• _The data_

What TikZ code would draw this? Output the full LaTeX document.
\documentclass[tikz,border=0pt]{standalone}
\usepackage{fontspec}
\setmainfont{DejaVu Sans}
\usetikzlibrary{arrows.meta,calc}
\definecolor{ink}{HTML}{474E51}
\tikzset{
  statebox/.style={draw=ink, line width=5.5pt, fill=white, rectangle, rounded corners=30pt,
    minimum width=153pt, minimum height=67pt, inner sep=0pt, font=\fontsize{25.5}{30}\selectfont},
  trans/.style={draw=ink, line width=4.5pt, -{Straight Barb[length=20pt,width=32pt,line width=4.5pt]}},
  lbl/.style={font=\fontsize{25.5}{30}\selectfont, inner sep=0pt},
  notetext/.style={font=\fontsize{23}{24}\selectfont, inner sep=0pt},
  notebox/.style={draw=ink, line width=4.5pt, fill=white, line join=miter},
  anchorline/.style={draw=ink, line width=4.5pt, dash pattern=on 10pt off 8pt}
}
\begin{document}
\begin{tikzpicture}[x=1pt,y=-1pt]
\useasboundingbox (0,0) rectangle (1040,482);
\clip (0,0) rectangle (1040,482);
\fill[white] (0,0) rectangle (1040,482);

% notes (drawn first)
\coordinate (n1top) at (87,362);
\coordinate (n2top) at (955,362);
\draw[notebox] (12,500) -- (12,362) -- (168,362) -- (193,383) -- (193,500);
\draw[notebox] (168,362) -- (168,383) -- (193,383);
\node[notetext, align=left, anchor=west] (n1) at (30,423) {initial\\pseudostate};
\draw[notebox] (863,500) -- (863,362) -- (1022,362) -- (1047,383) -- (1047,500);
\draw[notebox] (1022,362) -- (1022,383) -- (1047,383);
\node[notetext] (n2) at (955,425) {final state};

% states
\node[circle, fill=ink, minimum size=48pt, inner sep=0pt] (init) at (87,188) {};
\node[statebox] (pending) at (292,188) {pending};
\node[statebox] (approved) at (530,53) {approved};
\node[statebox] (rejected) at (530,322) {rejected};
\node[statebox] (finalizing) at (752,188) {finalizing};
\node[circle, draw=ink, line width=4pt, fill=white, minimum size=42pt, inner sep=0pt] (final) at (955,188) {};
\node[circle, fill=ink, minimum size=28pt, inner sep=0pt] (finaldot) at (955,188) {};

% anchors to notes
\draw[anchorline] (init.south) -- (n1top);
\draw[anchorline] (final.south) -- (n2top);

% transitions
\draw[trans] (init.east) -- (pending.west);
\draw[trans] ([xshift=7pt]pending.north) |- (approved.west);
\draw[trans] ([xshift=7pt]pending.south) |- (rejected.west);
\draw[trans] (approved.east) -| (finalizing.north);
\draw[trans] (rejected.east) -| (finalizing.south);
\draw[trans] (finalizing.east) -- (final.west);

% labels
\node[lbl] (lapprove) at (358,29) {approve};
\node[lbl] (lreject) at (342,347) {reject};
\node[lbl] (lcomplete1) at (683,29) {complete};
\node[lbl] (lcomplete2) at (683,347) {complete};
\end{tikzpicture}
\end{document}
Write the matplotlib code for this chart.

• _What to work on_
Note how many lines of the material contain the string "code". Then report that number by itself.

• _The reply_
2